INPUT ROWS =>

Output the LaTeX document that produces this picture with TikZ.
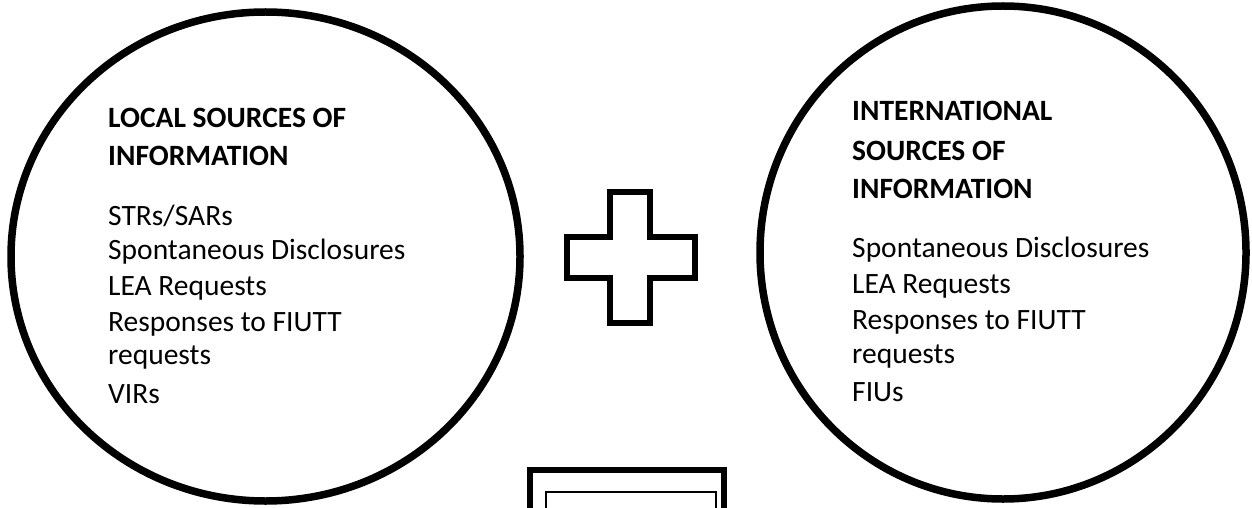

---

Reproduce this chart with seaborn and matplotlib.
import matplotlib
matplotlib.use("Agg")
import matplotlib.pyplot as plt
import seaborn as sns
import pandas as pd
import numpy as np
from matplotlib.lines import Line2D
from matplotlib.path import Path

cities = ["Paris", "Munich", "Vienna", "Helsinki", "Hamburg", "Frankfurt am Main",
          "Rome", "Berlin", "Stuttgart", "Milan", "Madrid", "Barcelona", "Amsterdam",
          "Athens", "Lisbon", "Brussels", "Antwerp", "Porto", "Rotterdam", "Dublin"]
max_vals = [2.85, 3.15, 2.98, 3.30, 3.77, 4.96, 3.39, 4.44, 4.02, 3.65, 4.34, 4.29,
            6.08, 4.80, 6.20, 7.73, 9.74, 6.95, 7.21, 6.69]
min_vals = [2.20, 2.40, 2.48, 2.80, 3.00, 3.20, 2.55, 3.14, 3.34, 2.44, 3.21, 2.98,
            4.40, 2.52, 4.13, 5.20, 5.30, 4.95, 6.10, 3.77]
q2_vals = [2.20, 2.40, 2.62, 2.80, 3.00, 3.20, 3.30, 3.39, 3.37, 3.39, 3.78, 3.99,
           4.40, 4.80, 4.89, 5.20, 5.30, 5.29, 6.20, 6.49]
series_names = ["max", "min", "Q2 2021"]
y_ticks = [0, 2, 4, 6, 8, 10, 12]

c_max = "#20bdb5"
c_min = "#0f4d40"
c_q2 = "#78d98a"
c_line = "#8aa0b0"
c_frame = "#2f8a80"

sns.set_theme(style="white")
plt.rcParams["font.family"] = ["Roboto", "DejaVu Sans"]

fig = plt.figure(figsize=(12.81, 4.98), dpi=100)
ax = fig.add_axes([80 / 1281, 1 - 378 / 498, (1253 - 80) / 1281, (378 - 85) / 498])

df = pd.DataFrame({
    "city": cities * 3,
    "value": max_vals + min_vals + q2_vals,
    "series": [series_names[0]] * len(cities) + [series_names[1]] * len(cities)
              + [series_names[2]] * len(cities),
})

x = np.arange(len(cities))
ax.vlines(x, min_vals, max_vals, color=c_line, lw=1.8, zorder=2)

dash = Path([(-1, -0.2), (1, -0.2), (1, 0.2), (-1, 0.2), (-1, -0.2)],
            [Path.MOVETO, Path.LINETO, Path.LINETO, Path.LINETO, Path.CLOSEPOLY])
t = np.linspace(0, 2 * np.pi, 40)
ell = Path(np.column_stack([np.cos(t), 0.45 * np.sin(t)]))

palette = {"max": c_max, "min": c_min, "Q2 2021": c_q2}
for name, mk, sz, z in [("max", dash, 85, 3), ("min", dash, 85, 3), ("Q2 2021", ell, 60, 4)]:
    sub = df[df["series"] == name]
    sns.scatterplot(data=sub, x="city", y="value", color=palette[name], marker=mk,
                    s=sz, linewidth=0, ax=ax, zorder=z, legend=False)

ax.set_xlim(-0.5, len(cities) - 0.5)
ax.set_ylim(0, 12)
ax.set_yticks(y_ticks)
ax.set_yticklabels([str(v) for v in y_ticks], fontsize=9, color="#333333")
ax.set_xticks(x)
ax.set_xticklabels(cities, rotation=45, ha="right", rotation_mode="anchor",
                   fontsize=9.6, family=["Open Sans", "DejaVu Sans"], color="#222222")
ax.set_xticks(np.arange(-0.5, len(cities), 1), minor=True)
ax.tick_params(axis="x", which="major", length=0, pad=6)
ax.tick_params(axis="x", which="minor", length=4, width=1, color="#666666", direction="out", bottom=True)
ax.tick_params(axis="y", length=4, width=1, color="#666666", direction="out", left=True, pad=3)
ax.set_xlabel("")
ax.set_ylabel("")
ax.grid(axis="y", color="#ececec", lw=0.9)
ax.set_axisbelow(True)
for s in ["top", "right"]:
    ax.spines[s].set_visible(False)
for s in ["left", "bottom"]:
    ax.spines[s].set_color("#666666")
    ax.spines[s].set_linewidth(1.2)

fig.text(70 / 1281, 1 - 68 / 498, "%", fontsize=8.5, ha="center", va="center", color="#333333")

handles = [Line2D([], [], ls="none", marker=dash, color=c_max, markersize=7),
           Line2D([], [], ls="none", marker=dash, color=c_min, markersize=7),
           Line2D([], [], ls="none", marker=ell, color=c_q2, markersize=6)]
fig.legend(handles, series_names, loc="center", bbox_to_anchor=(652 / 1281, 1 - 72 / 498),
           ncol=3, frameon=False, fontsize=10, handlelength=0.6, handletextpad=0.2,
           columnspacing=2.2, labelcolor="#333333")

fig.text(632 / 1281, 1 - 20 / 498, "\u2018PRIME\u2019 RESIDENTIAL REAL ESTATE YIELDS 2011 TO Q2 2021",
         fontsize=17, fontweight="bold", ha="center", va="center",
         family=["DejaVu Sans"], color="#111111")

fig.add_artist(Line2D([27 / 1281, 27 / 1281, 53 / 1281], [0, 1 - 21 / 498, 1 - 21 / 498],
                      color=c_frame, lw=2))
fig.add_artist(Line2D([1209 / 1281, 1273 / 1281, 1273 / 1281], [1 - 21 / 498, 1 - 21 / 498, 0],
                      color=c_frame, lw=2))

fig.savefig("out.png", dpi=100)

THE TASK => Output exactly one stretch of the listing: from the line containing "Reproduce this chart" through the line containing "from matplotlib.path import Path", both end lines included.

EXERCISE SOLUTION =>
Reproduce this chart with seaborn and matplotlib.
import matplotlib
matplotlib.use("Agg")
import matplotlib.pyplot as plt
import seaborn as sns
import pandas as pd
import numpy as np
from matplotlib.lines import Line2D
from matplotlib.path import Path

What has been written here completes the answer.